Select the lines below containing the word "chart".

— Start DATA EXTRACT —

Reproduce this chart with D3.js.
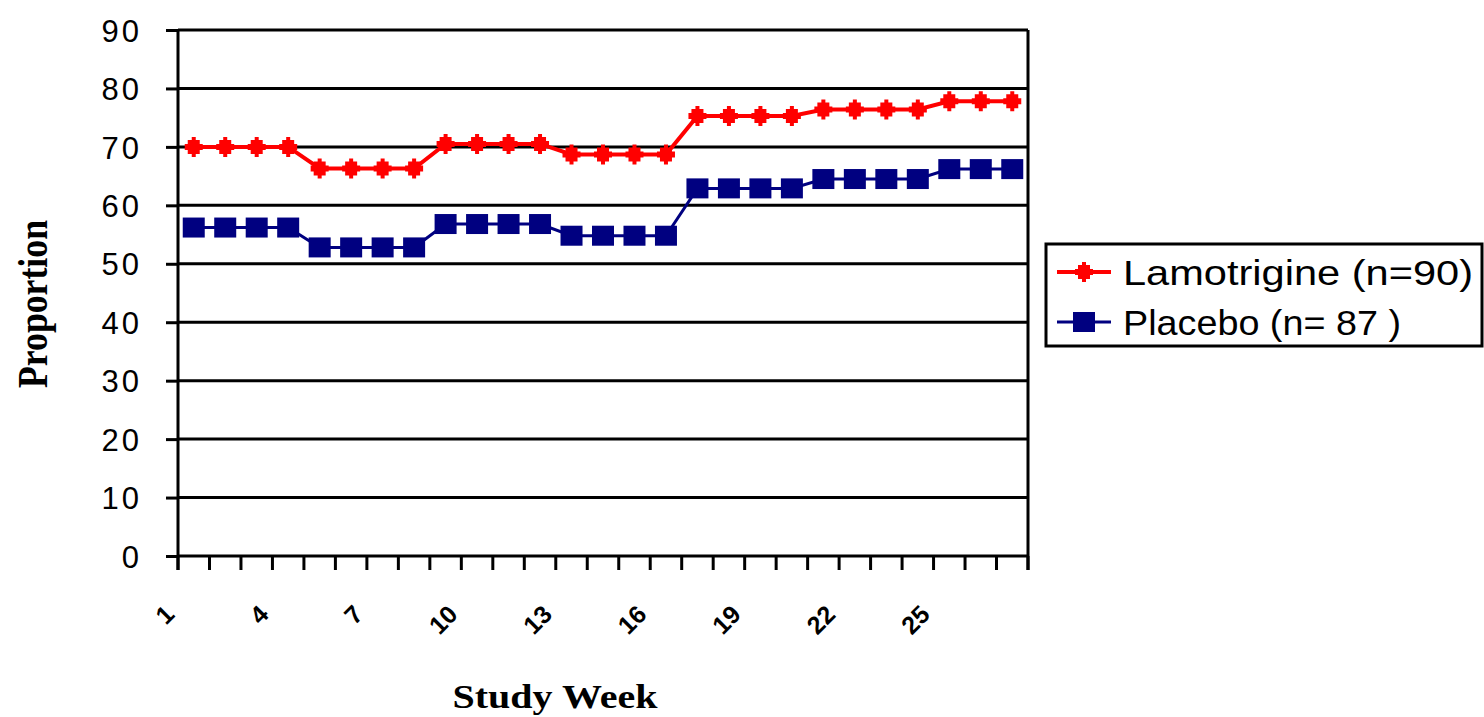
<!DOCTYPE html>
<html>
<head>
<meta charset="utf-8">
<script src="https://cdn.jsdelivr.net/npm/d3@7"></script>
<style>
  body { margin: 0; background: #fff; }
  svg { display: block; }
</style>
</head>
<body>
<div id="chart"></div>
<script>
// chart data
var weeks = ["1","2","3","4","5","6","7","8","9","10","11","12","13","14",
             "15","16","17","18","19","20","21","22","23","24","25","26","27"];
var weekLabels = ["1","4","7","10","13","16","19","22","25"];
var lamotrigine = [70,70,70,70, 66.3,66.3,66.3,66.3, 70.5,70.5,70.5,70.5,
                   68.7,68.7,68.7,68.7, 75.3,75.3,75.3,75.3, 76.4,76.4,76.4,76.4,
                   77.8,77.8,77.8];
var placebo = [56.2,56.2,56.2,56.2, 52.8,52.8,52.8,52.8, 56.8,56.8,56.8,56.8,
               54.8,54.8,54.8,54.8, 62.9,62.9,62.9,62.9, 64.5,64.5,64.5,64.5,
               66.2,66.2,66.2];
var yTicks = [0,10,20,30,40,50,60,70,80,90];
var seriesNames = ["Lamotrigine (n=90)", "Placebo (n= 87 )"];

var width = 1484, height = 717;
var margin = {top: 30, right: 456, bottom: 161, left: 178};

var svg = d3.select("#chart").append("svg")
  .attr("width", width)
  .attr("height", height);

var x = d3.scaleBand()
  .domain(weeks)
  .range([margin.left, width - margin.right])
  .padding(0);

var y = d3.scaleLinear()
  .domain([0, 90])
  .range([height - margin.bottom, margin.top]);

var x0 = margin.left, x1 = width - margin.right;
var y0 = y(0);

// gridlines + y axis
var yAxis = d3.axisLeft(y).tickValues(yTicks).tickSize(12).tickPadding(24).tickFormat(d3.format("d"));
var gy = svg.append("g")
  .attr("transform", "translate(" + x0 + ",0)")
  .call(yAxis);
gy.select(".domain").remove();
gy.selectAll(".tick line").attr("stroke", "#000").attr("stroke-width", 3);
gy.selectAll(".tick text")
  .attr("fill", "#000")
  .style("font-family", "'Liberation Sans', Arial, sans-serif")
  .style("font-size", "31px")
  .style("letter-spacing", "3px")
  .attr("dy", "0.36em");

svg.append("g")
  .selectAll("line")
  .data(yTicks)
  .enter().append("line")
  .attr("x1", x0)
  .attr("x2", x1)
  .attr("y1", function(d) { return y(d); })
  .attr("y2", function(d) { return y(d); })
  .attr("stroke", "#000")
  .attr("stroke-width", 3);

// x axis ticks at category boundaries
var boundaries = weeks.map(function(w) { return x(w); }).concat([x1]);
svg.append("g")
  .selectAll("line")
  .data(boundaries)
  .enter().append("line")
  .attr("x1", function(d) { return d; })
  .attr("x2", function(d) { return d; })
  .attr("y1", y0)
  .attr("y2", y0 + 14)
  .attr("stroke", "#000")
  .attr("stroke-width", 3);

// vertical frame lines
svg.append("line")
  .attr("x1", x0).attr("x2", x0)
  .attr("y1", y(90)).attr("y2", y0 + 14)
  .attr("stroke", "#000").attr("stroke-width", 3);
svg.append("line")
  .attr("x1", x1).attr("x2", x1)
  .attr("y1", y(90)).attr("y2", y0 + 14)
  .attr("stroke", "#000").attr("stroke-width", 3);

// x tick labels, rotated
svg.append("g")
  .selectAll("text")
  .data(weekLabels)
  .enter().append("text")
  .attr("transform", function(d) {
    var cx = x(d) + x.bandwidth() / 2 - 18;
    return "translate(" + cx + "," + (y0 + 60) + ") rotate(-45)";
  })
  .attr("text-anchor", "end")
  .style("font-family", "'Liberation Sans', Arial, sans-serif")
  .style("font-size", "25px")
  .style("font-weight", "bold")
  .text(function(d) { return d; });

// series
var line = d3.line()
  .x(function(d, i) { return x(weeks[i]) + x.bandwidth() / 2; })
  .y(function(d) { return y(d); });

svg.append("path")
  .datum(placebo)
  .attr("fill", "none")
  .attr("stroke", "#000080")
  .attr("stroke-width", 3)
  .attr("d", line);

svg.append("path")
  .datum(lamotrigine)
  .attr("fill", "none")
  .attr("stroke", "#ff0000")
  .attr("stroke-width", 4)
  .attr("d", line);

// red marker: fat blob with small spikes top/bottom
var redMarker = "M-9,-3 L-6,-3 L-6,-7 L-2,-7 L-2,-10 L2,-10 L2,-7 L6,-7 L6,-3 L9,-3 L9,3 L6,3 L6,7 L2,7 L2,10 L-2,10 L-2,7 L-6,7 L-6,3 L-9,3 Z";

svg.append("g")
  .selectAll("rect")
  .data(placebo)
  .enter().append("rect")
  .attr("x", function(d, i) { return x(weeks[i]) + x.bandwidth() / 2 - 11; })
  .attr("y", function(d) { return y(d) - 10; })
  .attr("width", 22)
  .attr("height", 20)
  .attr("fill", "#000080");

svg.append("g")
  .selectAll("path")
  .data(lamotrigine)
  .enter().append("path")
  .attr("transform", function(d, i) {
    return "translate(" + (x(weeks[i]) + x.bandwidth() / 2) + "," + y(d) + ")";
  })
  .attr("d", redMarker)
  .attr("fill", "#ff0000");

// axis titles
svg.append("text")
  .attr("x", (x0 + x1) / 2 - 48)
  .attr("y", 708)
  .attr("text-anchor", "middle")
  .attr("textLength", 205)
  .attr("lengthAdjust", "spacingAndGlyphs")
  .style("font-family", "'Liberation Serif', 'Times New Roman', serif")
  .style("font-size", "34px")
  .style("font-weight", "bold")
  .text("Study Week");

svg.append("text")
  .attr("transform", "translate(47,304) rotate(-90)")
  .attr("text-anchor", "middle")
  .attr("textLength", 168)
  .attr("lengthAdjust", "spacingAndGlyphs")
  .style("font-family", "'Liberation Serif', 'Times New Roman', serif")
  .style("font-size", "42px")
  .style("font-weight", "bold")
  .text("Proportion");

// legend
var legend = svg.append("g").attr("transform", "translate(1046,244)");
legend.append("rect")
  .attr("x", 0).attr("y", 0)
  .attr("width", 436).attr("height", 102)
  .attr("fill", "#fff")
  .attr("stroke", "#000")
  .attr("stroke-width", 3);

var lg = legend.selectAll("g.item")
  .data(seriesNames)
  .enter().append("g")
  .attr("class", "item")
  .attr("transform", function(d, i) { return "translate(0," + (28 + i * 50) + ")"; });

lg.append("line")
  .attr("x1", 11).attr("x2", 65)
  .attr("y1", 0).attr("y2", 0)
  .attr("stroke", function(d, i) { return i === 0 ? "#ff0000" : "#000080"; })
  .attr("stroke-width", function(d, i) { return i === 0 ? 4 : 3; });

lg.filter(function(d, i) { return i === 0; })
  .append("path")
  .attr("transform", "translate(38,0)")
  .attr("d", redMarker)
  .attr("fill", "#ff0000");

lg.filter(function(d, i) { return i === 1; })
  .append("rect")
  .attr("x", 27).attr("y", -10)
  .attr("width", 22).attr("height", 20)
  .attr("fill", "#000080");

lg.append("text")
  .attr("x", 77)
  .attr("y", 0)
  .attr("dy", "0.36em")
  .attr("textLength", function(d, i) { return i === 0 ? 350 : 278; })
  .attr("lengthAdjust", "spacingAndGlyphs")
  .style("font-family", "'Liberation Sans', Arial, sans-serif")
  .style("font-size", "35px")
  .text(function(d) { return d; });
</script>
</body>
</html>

— End DATA EXTRACT —

• WRITTEN REPLY:
Reproduce this chart with D3.js.
<div id="chart"></div>
// chart data
var svg = d3.select("#chart").append("svg")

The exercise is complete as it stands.